Janis finds him again, because Simon has made ten phone calls to Phillip within the month. Simon came to see Phillip to know if there is a possible way to protect people from another blackout, which Phillip claims is impossible. That night, Simon's Uncle Teddy, who turns out to be Flosso, arrives for dinner, both of them pretending to have not seen each other during the interrogation. After dinner, Annabelle calls the house, telling her mom that she wants to come home. Janis calls the FBI to have them trace the location of the phone call. Flosso shows Simon on his cellphone that Annabelle is being held at gunpoint by his men and is reading a script to her mom. Flosso takes Simon outside and shows him Phillip's dead body in the back of the car. Flosso gives Simon one last warning: stop working for the FBI or they will be shipping Annabelle back to Simon, piece by piece. Simon knows that Flosso needs him for something, and in anger pushes him to the ground. Simon knows his Uncle Flosso has emphysema, and with this knowledge, Simon pushes down on Flosso's chest, causing him to have shortness of breath, and after a while he dies. Simon then tells him that no one bosses him around, and no one messes with his father or his sister.

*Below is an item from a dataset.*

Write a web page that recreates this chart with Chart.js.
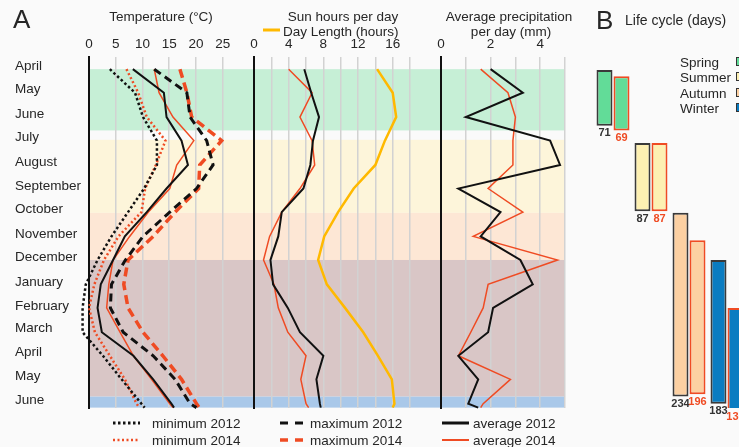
<!DOCTYPE html>
<html>
<head>
<meta charset="utf-8">
<script src="https://cdn.jsdelivr.net/npm/chart.js@4.4.1/dist/chart.umd.min.js"></script>
<style>
  html, body { margin: 0; padding: 0; }
  body {
    width: 739px; height: 447px; overflow: hidden; position: relative;
    background: #fafafa; color: #262626;
    font-family: "Liberation Sans", Arial, sans-serif;
  }
  canvas { position: absolute; top: 0; }
  .t { position: absolute; white-space: nowrap; font-size: 13.5px; line-height: 15px; }
  .c { transform: translate(-50%, -50%); }
  .m { transform: translateY(-50%); }
  .big { font-size: 26px; line-height: 28px; }
  .key svg { position: absolute; }
  .sq { position: absolute; width: 7px; height: 7px; border: 1px solid #333; }
</style>
</head>
<body>
<canvas id="temp" width="274" height="447" style="left:0"></canvas>
<canvas id="sun" width="227" height="447" style="left:234px"></canvas>
<canvas id="rain" width="164" height="447" style="left:421px"></canvas>
<canvas id="cycle" width="186" height="447" style="left:574px"></canvas>

<div class="t big m" style="left:13px;top:19px">A</div>
<div class="t c" style="left:161px;top:16px">Temperature (°C)</div>
<div class="t c" style="left:343px;top:16px">Sun hours per day</div>
<svg style="position:absolute;left:263px;top:28px" width="17" height="4"><line x1="0" y1="2" x2="17" y2="2" stroke="#ffb900" stroke-width="3"/></svg>
<div class="t m" style="left:283px;top:31px">Day Length (hours)</div>
<div class="t c" style="left:509px;top:16px">Average precipitation</div>
<div class="t c" style="left:511px;top:31px">per day (mm)</div>

<div class="t big m" style="left:596px;top:20px">B</div>
<div class="t m" style="left:625px;top:20px;font-size:14px">Life cycle (days)</div>
<div class="t m" style="left:680px;top:62px">Spring</div>
<div class="t m" style="left:680px;top:77px">Summer</div>
<div class="t m" style="left:680px;top:93px">Autumn</div>
<div class="t m" style="left:680px;top:108px">Winter</div>
<div class="sq" style="left:736px;top:57px;background:#62dc98"></div>
<div class="sq" style="left:736px;top:72px;background:#fdf0b2"></div>
<div class="sq" style="left:736px;top:88px;background:#fcd0a2"></div>
<div class="sq" style="left:736px;top:103px;background:#0a7cc1"></div>

<div class="key">
  <svg style="left:113px;top:420px" width="27" height="6"><line x1="0" y1="3" x2="27" y2="3" stroke="#111" stroke-width="3" stroke-dasharray="2.5 2.5"/></svg>
  <svg style="left:113px;top:437px" width="27" height="6"><line x1="0" y1="3" x2="27" y2="3" stroke="#ef4b23" stroke-width="2.5" stroke-dasharray="2 2.5"/></svg>
  <svg style="left:280px;top:420px" width="24" height="6"><line x1="0" y1="3" x2="24" y2="3" stroke="#111" stroke-width="3" stroke-dasharray="8 7"/></svg>
  <svg style="left:280px;top:437px" width="24" height="6"><line x1="0" y1="3" x2="24" y2="3" stroke="#ef4b23" stroke-width="3.5" stroke-dasharray="8 7"/></svg>
  <svg style="left:442px;top:420px" width="27" height="6"><line x1="0" y1="3" x2="27" y2="3" stroke="#111" stroke-width="3"/></svg>
  <svg style="left:442px;top:437px" width="27" height="6"><line x1="0" y1="3" x2="27" y2="3" stroke="#ef4b23" stroke-width="2"/></svg>
</div>
<div class="t m" style="left:152px;top:423px">minimum 2012</div>
<div class="t m" style="left:152px;top:440px">minimum 2014</div>
<div class="t m" style="left:310px;top:423px">maximum 2012</div>
<div class="t m" style="left:310px;top:440px">maximum 2014</div>
<div class="t m" style="left:473px;top:423px">average 2012</div>
<div class="t m" style="left:473px;top:440px">average 2014</div>

<script>
// time axis: days counted from 1 April 2012
const months = ["April", "May", "June", "July", "August", "September", "October",
  "November", "December", "January", "February", "March", "April", "May", "June"];
const monthStart = [0, 30, 61, 91, 122, 153, 183, 214, 244, 275, 306, 334, 365, 395, 426];
const sampleDay = [4, 34, 65, 95, 126, 156, 186, 217, 247, 278, 308, 339, 369, 399, 430, 435];

// temperature (°C)
const tempMin2012 = [3.9, 8.6, 10.1, 12.7, 12.7, 10.3, 7.3, 4.2, 1.6, -0.6, -1.2, -1.2, 2.6, 6.1, 9.8, 10.4];
const tempMin2014 = [7.0, 9.2, 10.8, 14.3, 12.5, 10.5, 9.8, 5.5, 2.8, 1.0, 0.0, 1.1, 3.9, 6.7, 8.9, 9.4];
const tempMax2012 = [12.2, 18.3, 18.9, 22.0, 23.2, 20.1, 15.1, 10.1, 6.8, 4.2, 4.0, 6.4, 12.0, 16.1, 18.9, 20.1];
const tempMax2014 = [17.0, 18.3, 19.2, 24.8, 20.7, 20.5, 16.1, 12.0, 7.3, 6.5, 7.3, 10.1, 13.8, 17.3, 20.1, 20.6];
const tempAvg2012 = [8.2, 14.0, 14.5, 17.3, 18.5, 14.5, 10.8, 6.7, 4.5, 2.2, 1.6, 2.4, 8.3, 12.0, 15.4, 15.9];
const tempAvg2014 = [12.2, 13.1, 15.7, 19.6, 16.4, 15.1, 11.1, 7.6, 4.5, 3.7, 3.3, 5.8, 8.3, 11.7, 15.1, 15.7];

// sunshine and day length (hours)
const sun2012 = [5.8, 6.6, 7.5, 6.8, 6.5, 5.7, 3.2, 2.8, 1.9, 2.2, 3.9, 5.3, 8.0, 7.2, 7.6, 7.7];
const sun2014 = [4.0, 6.7, 5.3, 6.7, 7.0, 5.3, 3.2, 1.8, 1.1, 2.3, 2.8, 3.9, 6.0, 5.4, 6.0, 6.3];
const dayLength = [14.2, 16.0, 16.4, 15.1, 14.0, 11.5, 9.7, 8.1, 7.4, 8.4, 10.5, 12.6, 14.3, 15.9, 16.2, 16.0];

// precipitation (mm per day)
const rain2012 = [2.0, 3.3, 1.0, 4.4, 4.8, 0.7, 2.4, 1.6, 3.2, 3.7, 2.1, 1.9, 0.7, 1.5, 1.1, 1.5];
const rain2014 = [1.6, 2.7, 3.0, 2.9, 2.9, 1.9, 3.3, 1.3, 4.7, 1.9, 1.7, 1.2, 0.7, 2.8, 1.7, 1.6];

// seasons shaded behind panel A (day ranges)
const bandFrom = [4, 94, 187, 247, 421];
const bandTo = [82, 187, 247, 421, 435];
const bandColors = ["#c6efd6", "#fdf5da", "#fde7d5", "#d9c6c6", "#a9c8e9"];

// life cycle: first day and length in days
const seasons = ["Spring", "Summer", "Autumn", "Winter"];
const cycleStart2012 = [5, 98, 187, 247];
const cycleDays2012 = [71, 87, 234, 183];
const cycleStart2014 = [13, 98, 222, 308];
const cycleDays2014 = [69, 87, 196, 130];
const seasonFill = ["#62dc98", "#fdf0b2", "#fcd0a2", "#0a7cc1"];

const tempTicks = [0, 5, 10, 15, 20, 25];
const sunTicks = [0, 2, 4, 6, 8, 10, 12, 14, 16, 18];
const sunLabels = [0, 4, 8, 12, 16];
const rainTicks = [0, 1, 2, 3, 4, 5];
const rainLabels = [0, 2, 4];

const dayMin = -11.5, dayMax = 435.5;
const BLACK = "#111", RED = "#ef4b23", GRID = "#d2d2d2", TEXT = "#262626";

Chart.defaults.font.family = '"Liberation Sans", Arial, sans-serif';
Chart.defaults.font.size = 13.5;
Chart.defaults.color = TEXT;

const points = vals => vals.map((v, i) => ({ x: v, y: sampleDay[i] }));

const seasonShading = {
  id: "seasonShading",
  beforeDraw(chart) {
    const { ctx, chartArea: a, scales: { y } } = chart;
    ctx.save();
    bandFrom.forEach((from, i) => {
      const top = y.getPixelForValue(from);
      const bottom = y.getPixelForValue(bandTo[i]);
      ctx.fillStyle = bandColors[i];
      ctx.fillRect(a.left, top, a.right - a.left, bottom - top);
    });
    ctx.restore();
  }
};

function line(data, color, width, dash) {
  return {
    data: points(data), borderColor: color, borderWidth: width,
    borderDash: dash || [], pointRadius: 0, tension: 0, clip: false
  };
}

function panel(canvasId, datasets, xMax, ticks, labels, pad, yAxis) {
  return new Chart(document.getElementById(canvasId), {
    type: "line",
    data: { datasets },
    options: {
      responsive: false,
      animation: false,
      indexAxis: "y",
      layout: { padding: { left: pad.left, right: pad.right, top: 37, bottom: 39 } },
      plugins: { legend: { display: false }, tooltip: { enabled: false } },
      scales: {
        x: {
          type: "linear", position: "top", min: 0, max: xMax,
          afterBuildTicks: s => { s.ticks = ticks.map(v => ({ value: v })); },
          afterFit: s => { s.height = 20; },
          grid: { color: GRID, lineWidth: 1.5, drawTicks: false },
          border: { display: false },
          ticks: {
            padding: 5, autoSkip: false, maxRotation: 0,
            callback: v => (labels.includes(v) ? v : "")
          }
        },
        y: yAxis
      }
    },
    plugins: [seasonShading]
  });
}

const plainY = {
  type: "linear", reverse: true, min: dayMin, max: dayMax,
  afterFit: s => { s.width = 0; },
  grid: { display: false },
  border: { color: BLACK, width: 2 },
  ticks: { display: false }
};

// temperature panel, carries the month labels
panel("temp", [
  line(tempMin2012, BLACK, 2.5, [2.5, 2.5]),
  line(tempMin2014, RED, 2.5, [2, 2.5]),
  line(tempMax2012, BLACK, 3, [8, 5]),
  line(tempMax2014, RED, 3.5, [9, 5]),
  line(tempAvg2012, BLACK, 2),
  line(tempAvg2014, RED, 1.5)
], 30.85, tempTicks, tempTicks, { left: 15, right: 20 }, {
  type: "linear", reverse: true, min: dayMin, max: dayMax,
  afterBuildTicks: s => { s.ticks = monthStart.map(v => ({ value: v })); },
  afterFit: s => { s.width = 74; },
  grid: { display: false },
  border: { color: BLACK, width: 2 },
  ticks: { crossAlign: "far", padding: 0, autoSkip: false, callback: (v, i) => months[i] }
});

panel("sun", [
  line(dayLength, "#ffb900", 2.5),
  line(sun2012, BLACK, 2),
  line(sun2014, RED, 1.5)
], 21.57, sunTicks, sunLabels, { left: 20, right: 20 }, plainY);

panel("rain", [
  line(rain2012, BLACK, 2),
  line(rain2014, RED, 1.5)
], 5, rainTicks, rainLabels, { left: 20, right: 20 }, plainY);

// panel B: floating bars, labelled with their length in days
const durationLabels = {
  id: "durationLabels",
  afterDatasetsDraw(chart) {
    const ctx = chart.ctx;
    const lengths = [cycleDays2012, cycleDays2014];
    const colors = ["#333", "#ef4b23"];
    ctx.save();
    ctx.font = 'bold 11px "Liberation Sans", Arial, sans-serif';
    ctx.textAlign = "center";
    ctx.textBaseline = "top";
    chart.data.datasets.forEach((ds, di) => {
      ctx.fillStyle = colors[di];
      chart.getDatasetMeta(di).data.forEach((bar, i) => {
        ctx.fillText(String(lengths[di][i]), bar.x, Math.max(bar.y, bar.base) + 2);
      });
    });
    ctx.restore();
  }
};

new Chart(document.getElementById("cycle"), {
  type: "bar",
  data: {
    labels: seasons,
    datasets: [
      {
        label: "2012",
        data: cycleStart2012.map((s, i) => [s, s + cycleDays2012[i]]),
        backgroundColor: seasonFill, borderColor: "#3a3a3a", borderWidth: 2, borderSkipped: false
      },
      {
        label: "2014",
        data: cycleStart2014.map((s, i) => [s, s + cycleDays2014[i]]),
        backgroundColor: seasonFill, borderColor: RED, borderWidth: 2, borderSkipped: false
      }
    ]
  },
  options: {
    responsive: false,
    animation: false,
    layout: { padding: { left: 20, right: 14, top: 57, bottom: 39 } },
    datasets: { bar: { categoryPercentage: 0.895, barPercentage: 0.94 } },
    plugins: { legend: { display: false }, tooltip: { enabled: false } },
    scales: {
      x: { display: false },
      y: { display: false, reverse: true, min: dayMin, max: dayMax }
    }
  },
  plugins: [durationLabels]
});
</script>
</body>
</html>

Simon continues to go with the story that he tried to save his life by using CPR, hence the marks on Flosso's chest.

==Title sequence image==
The image in the title sequence is the Hydra painting from Mark's Mosaic investigation board.

== Reception ==
===Viewership===
The second half of the two-hour episode was watched by 6.49 million American viewers.

===Reviews===
IGN gave the episode an 8.4 out of 10 rating.
Entertainment Weekly pointed out how well they recognize the philosophical and spiritual thematic possibilities within their sci-fi premise and that they actually have characters talk about said themes. The A.V. Club gave this episode a B−, stating that "Monaghan's Simon was probably the show's most useless character before tonight."